9 responses to “No Fly Zone”

  1. Anonymous2

    Firefox 1.5.0.7 Windows XP

    Playing Devil’s Advocate here, maybe you could interpret Bush’s remarks more mildly to refer to space within a few thousand kilometers of the earth’s surface. Surely once someone had gotten beyond that point, nobody would seriously consider them to be on “U.S. property”…

  2. Anonymous2

    Firefox 1.5.0.7 Windows XP

    Also this reminds me of a three-dimensional analogy to the landlock dilemma I mentioned earlier – Imagine that for the last 1000 years aliens have been building invisible private apartments in a web around the planet earth. They are all like Patri Friedman’s “floating cities”, so they can be moved around and each cell is privately owned by an alien. The building and placement of each individual cell violates nobody’s rights. Then when some colonists decide to take off for Alpha Centauri they find they can’t escape earth without damaging legitimately owned private property.

    Further suppose that the earth’s ecosystem will collapse unless some vital materials on Alpha Centauri are purchased. In such a scenario, libertarian rights seem to imply that we poor Earthlings must starve to death at the whim of the alien landlords. QED

  3. Joel Schlosberg

    Firefox 2.0 Windows XP

    Or the sinister barrier from EFR’s novel of the same name.

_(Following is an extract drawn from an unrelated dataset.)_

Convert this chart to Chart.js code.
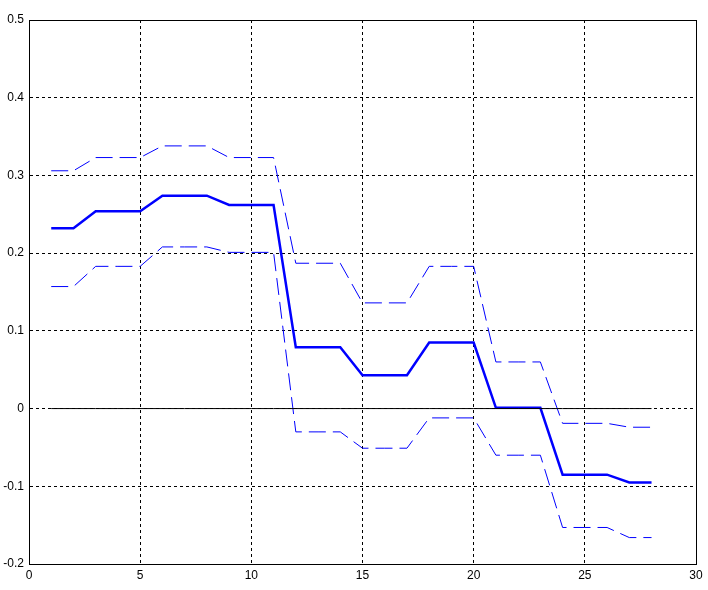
<!DOCTYPE html>
<html>
<head>
<meta charset="utf-8">
<title>Chart</title>
<script src="https://cdn.jsdelivr.net/npm/chart.js@4/dist/chart.umd.min.js"></script>
<style>
  html, body { margin: 0; padding: 0; background: #fff; }
  #chart { display: block; }
</style>
</head>
<body>
<canvas id="chart" width="708" height="590"></canvas>
<script>
// data
const steps = [1, 2, 3, 4, 5, 6, 7, 8, 9, 10, 11, 12, 13, 14, 15, 16, 17, 18, 19, 20, 21, 22, 23, 24, 25, 26, 27, 28];

const response = [0.232, 0.232, 0.254, 0.254, 0.254, 0.274, 0.274, 0.274, 0.262, 0.262, 0.262,
    0.079, 0.079, 0.079, 0.043, 0.043, 0.043, 0.085, 0.085, 0.085, 0.001, 0.001, 0.001,
    -0.085, -0.085, -0.085, -0.095, -0.095];

const upperBand = [0.306, 0.306, 0.323, 0.323, 0.323, 0.338, 0.338, 0.338, 0.323, 0.323, 0.323,
    0.187, 0.187, 0.187, 0.136, 0.136, 0.136, 0.183, 0.183, 0.183, 0.060, 0.060, 0.060,
    -0.019, -0.019, -0.019, -0.024, -0.024];

const lowerBand = [0.157, 0.157, 0.183, 0.183, 0.183, 0.208, 0.208, 0.208, 0.201, 0.201, 0.201,
    -0.030, -0.030, -0.030, -0.051, -0.051, -0.051, -0.012, -0.012, -0.012, -0.060, -0.060, -0.060,
    -0.153, -0.153, -0.153, -0.166, -0.166];

const zeroLine = [0, 0, 0, 0, 0, 0, 0, 0, 0, 0, 0, 0, 0, 0, 0, 0, 0, 0, 0, 0, 0, 0, 0, 0, 0, 0, 0, 0];

const xTicks = [0, 5, 10, 15, 20, 25, 30];
const yTicks = [-0.2, -0.1, 0, 0.1, 0.2, 0.3, 0.4, 0.5];

function toPoints(ys) {
    return steps.map((x, i) => ({ x: x, y: ys[i] }));
}

// solid box round the plot area, like the matlab axes
const boxPlugin = {
    id: "box",
    afterDatasetsDraw(chart) {
        const a = chart.chartArea;
        const ctx = chart.ctx;
        ctx.save();
        ctx.strokeStyle = "#000";
        ctx.lineWidth = 1;
        ctx.setLineDash([]);
        ctx.strokeRect(Math.round(a.left) + 0.5, Math.round(a.top) + 0.5,
            Math.round(a.right - a.left), Math.round(a.bottom - a.top));
        ctx.restore();
    }
};

const font = { family: "'Liberation Sans', Arial, sans-serif", size: 12 };

new Chart(document.getElementById("chart"), {
    type: "line",
    data: {
        datasets: [
            {
                data: toPoints(zeroLine),
                borderColor: "#000",
                borderWidth: 1,
                pointRadius: 0
            },
            {
                data: toPoints(upperBand),
                borderColor: "#0000ff",
                borderWidth: 1,
                borderDash: [17, 7],
                pointRadius: 0
            },
            {
                data: toPoints(lowerBand),
                borderColor: "#0000ff",
                borderWidth: 1,
                borderDash: [17, 7],
                pointRadius: 0
            },
            {
                data: toPoints(response),
                borderColor: "#0000ff",
                borderWidth: 2.5,
                pointRadius: 0
            }
        ]
    },
    options: {
        responsive: false,
        animation: false,
        layout: { padding: { top: 20, right: 12, left: 0, bottom: 0 } },
        plugins: {
            legend: { display: false },
            tooltip: { enabled: false },
            title: { display: false }
        },
        scales: {
            x: {
                type: "linear",
                min: 0,
                max: 30,
                afterBuildTicks: scale => { scale.ticks = xTicks.map(v => ({ value: v })); },
                afterFit: scale => { scale.height = 26; },
                ticks: {
                    color: "#000",
                    font: font,
                    padding: 4,
                    maxRotation: 0,
                    callback: v => String(v)
                },
                grid: {
                    color: ctx => (ctx.tick && (ctx.tick.value === 0 || ctx.tick.value === 30)) ? "rgba(0,0,0,0)" : "#000",
                    lineWidth: 1,
                    drawTicks: false
                },
                border: { display: true, color: "#000", dash: [3, 3] }
            },
            y: {
                type: "linear",
                min: -0.2,
                max: 0.5,
                afterBuildTicks: scale => { scale.ticks = yTicks.map(v => ({ value: v })); },
                afterFit: scale => { scale.width = 29; },
                ticks: {
                    color: "#000",
                    font: font,
                    padding: 5,
                    callback: v => String(Number(v.toFixed(1)))
                },
                grid: {
                    color: ctx => (ctx.tick && (Math.abs(ctx.tick.value - 0.5) < 1e-9 || Math.abs(ctx.tick.value + 0.2) < 1e-9)) ? "rgba(0,0,0,0)" : "#000",
                    lineWidth: 1,
                    drawTicks: false
                },
                border: { display: true, color: "#000", dash: [3, 3] }
            }
        }
    },
    plugins: [boxPlugin]
});
</script>
</body>
</html>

    Also, there’s Heinlein’s “The Man Who Sold the Moon” where the businessman guy gets ownership of the moon by buying up all the real estate rights above a certain large altitude from the land areas the moon passes over, which nobody else thinks are worth anything because they don’t think space travel is practical.

  4. Anonymous2

    Firefox 1.5.0.7 Windows XP

    Thanks for the reading recommendation Schlosberg, I’ll take a look at it. However, I’d hazard a guess that if the aliens are not only fencing in the earth but harming the humans then they’d be clearly violating libertarian principles. And of course, in real life one usually only tries to landlock someone else as a prelude to harming them, which I should probably have acknowledged at the outset.

  5. Anonymous2

    Firefox 1.5.0.7 Windows XP

    Here, here! One consequence of being a libertarian is that I laugh my ass off when I read serious, matter-of-fact accounts of land speculation and title-granting by kings and states; the surreal quality is like a story of grown men trying to purchase real goods witih Monopoly money.

  6. Robert Brager

    MSIE 6.0 Windows XP

    Also, wouldn’t it also be fair to at least assume that the aliens – some of them, in any case – (each being autonomous, as signified by the point that each privately own their floating apartments) are not some uniform mass mind and that some portion of them might decide that allowing the passage of Earthlings through their property would be acceptable, nay, even something that they might individually or collectively profit from?

    Maybe by enacting a toll.

    I’ve heard that objection before and I just don’t see how it undermines any libertarian theory. Sounds a bit poppy to me.